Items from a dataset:
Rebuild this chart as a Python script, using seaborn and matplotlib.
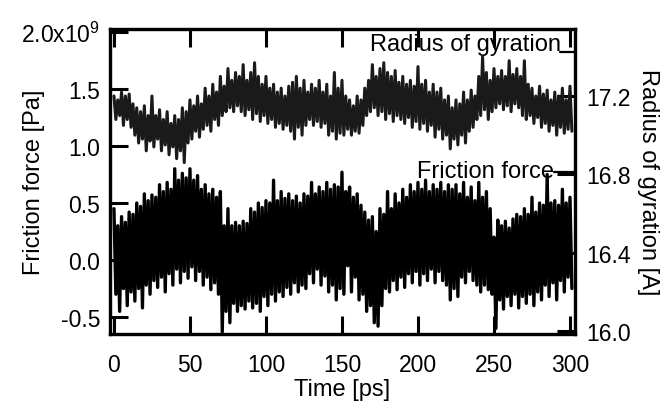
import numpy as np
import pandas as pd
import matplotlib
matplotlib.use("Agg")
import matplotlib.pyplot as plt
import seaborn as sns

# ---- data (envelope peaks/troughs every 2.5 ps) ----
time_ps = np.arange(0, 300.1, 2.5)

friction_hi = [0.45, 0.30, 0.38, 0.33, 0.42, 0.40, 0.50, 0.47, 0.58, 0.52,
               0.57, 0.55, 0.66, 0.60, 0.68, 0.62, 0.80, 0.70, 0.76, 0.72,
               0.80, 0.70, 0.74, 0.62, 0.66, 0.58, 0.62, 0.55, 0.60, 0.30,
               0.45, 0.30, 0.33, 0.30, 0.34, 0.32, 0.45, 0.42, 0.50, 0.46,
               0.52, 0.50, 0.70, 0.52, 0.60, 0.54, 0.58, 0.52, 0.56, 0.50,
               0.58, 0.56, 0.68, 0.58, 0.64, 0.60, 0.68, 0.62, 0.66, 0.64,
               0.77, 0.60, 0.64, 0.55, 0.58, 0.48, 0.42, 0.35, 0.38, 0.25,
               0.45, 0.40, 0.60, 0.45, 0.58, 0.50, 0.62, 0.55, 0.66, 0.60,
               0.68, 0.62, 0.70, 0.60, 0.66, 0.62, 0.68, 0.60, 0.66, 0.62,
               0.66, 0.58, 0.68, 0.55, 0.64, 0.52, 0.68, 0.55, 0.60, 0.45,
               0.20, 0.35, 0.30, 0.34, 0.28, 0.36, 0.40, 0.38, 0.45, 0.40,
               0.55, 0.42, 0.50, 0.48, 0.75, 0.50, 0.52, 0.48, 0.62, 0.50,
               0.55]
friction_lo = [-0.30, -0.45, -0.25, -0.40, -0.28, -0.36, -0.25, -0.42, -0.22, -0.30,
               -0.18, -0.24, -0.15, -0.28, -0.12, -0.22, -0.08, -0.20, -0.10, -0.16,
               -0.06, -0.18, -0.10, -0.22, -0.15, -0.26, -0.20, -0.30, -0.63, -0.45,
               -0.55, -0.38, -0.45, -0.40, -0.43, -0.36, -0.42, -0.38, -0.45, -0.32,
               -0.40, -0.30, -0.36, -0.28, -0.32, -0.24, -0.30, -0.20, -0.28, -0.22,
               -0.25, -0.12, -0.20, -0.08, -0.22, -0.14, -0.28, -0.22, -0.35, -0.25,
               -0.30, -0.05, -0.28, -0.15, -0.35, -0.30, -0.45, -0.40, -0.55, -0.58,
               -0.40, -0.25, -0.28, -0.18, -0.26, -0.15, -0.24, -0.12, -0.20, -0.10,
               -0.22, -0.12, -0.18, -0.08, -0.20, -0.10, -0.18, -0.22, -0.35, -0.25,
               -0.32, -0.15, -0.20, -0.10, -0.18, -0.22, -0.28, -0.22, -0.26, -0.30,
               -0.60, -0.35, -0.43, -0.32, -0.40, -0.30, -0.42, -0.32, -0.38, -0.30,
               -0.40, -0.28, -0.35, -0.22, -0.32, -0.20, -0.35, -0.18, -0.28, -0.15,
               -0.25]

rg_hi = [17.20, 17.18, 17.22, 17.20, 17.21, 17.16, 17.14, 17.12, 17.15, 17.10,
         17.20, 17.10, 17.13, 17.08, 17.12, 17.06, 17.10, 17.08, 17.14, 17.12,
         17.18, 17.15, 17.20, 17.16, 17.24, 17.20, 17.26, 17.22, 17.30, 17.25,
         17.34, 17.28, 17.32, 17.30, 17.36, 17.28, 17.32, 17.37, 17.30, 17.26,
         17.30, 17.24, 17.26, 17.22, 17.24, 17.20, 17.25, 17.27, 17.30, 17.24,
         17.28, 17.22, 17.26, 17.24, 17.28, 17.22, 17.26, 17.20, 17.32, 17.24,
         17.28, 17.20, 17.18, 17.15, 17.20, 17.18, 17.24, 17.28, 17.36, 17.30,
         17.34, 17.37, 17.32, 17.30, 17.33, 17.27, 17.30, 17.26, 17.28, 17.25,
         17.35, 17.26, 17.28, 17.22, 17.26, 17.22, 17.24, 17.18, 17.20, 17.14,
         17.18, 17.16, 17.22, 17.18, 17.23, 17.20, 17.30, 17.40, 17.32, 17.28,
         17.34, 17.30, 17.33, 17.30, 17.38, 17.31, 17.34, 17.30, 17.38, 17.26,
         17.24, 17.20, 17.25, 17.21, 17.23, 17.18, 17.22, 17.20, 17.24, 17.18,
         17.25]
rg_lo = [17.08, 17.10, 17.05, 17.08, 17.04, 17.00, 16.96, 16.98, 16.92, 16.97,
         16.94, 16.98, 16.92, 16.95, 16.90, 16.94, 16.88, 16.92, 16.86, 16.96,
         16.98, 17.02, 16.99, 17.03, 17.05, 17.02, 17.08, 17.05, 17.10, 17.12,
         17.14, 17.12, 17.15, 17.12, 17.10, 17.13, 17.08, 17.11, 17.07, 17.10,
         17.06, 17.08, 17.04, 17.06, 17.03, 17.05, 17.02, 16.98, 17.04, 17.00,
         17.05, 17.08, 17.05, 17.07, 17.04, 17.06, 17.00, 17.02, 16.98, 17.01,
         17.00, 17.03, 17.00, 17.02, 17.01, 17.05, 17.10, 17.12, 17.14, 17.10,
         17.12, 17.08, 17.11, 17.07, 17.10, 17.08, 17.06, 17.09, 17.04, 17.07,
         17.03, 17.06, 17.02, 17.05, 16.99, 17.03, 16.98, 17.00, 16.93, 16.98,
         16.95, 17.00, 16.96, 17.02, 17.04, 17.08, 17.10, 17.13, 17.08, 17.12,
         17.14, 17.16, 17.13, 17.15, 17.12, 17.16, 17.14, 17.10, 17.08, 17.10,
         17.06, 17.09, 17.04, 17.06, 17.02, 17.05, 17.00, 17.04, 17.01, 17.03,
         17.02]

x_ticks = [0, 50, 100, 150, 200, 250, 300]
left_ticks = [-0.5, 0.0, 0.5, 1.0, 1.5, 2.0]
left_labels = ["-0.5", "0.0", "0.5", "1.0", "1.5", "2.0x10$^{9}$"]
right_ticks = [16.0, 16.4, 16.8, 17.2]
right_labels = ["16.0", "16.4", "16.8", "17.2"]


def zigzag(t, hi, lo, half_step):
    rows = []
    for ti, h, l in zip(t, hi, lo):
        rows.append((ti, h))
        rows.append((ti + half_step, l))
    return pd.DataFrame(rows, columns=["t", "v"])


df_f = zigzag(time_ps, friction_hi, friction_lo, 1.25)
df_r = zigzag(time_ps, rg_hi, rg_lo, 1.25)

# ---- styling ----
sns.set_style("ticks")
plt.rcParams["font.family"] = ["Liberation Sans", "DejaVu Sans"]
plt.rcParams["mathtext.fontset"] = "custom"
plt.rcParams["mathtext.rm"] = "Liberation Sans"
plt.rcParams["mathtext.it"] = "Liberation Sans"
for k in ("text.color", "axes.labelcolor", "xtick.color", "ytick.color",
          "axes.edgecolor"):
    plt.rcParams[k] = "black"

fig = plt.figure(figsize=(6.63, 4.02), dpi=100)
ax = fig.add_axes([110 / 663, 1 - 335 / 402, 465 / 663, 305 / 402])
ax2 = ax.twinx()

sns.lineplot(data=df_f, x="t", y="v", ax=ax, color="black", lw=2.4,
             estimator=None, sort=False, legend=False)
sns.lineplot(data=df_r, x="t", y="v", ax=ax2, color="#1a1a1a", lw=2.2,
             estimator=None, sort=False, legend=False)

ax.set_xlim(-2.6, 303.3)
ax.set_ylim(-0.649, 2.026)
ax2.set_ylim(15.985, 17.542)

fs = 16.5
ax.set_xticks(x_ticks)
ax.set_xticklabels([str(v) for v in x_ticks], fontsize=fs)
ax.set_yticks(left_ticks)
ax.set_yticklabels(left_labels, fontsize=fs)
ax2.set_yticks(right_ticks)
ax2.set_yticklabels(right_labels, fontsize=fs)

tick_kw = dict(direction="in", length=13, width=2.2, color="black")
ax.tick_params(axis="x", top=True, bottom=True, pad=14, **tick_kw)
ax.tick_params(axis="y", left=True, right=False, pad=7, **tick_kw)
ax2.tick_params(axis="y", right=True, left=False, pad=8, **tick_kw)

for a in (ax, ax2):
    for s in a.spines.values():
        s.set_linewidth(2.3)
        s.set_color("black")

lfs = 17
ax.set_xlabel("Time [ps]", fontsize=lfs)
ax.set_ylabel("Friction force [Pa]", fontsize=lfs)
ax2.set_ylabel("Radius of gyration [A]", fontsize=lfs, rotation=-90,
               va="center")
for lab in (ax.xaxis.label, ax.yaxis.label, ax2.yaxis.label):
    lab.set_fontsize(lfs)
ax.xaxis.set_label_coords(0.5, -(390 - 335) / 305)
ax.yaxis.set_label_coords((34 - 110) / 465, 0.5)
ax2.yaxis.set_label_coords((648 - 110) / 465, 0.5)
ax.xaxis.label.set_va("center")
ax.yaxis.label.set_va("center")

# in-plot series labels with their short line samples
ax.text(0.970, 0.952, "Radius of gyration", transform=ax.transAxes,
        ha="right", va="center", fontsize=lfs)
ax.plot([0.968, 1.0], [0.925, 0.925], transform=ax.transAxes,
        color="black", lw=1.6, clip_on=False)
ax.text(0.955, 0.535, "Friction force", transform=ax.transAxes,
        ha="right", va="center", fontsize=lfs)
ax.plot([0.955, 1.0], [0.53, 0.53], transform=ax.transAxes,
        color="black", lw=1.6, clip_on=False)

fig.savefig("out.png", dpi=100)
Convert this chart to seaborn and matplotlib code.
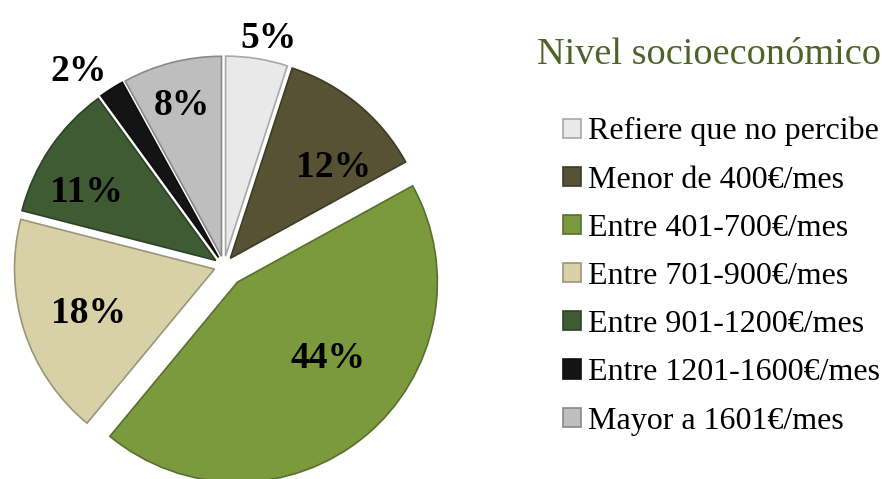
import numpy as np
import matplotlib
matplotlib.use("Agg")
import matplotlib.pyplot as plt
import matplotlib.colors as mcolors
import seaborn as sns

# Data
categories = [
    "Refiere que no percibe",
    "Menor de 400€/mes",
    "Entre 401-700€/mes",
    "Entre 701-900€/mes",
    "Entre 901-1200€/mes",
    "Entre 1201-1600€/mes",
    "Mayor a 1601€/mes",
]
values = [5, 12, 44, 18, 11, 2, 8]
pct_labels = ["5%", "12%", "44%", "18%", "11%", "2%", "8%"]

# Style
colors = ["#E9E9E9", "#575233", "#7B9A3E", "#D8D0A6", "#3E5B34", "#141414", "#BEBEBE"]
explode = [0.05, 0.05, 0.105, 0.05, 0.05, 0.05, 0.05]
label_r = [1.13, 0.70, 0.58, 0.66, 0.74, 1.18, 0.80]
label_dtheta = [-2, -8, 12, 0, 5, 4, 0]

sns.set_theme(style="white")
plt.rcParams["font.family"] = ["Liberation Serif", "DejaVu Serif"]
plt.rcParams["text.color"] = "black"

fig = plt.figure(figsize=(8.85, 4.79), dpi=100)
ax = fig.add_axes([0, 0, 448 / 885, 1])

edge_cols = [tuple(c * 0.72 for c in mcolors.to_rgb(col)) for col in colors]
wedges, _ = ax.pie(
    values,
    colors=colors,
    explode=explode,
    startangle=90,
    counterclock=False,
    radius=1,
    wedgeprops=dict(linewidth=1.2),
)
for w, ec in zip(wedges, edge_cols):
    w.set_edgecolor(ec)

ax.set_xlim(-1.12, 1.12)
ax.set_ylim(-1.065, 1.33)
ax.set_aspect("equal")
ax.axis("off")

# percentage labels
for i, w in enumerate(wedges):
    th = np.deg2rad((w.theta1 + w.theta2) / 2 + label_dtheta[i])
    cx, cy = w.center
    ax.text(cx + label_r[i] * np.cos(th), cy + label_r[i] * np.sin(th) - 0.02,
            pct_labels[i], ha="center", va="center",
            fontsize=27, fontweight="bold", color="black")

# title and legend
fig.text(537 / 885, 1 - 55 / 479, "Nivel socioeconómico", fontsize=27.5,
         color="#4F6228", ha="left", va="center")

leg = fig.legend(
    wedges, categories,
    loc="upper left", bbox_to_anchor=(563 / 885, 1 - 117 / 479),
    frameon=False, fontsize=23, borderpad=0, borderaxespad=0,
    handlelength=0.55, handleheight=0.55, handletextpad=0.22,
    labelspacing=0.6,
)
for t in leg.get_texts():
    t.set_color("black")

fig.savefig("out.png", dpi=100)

#### GIVEN REQUEST
Your task is to restate word for word the lines from the top of the data to the line containing "time_ps = np.arange(0, 300.1, 2.5)", both ends included, with every picture left out.

#### EXERCISE RESULT
Rebuild this chart as a Python script, using seaborn and matplotlib.
import numpy as np
import pandas as pd
import matplotlib
matplotlib.use("Agg")
import matplotlib.pyplot as plt
import seaborn as sns

# ---- data (envelope peaks/troughs every 2.5 ps) ----
time_ps = np.arange(0, 300.1, 2.5)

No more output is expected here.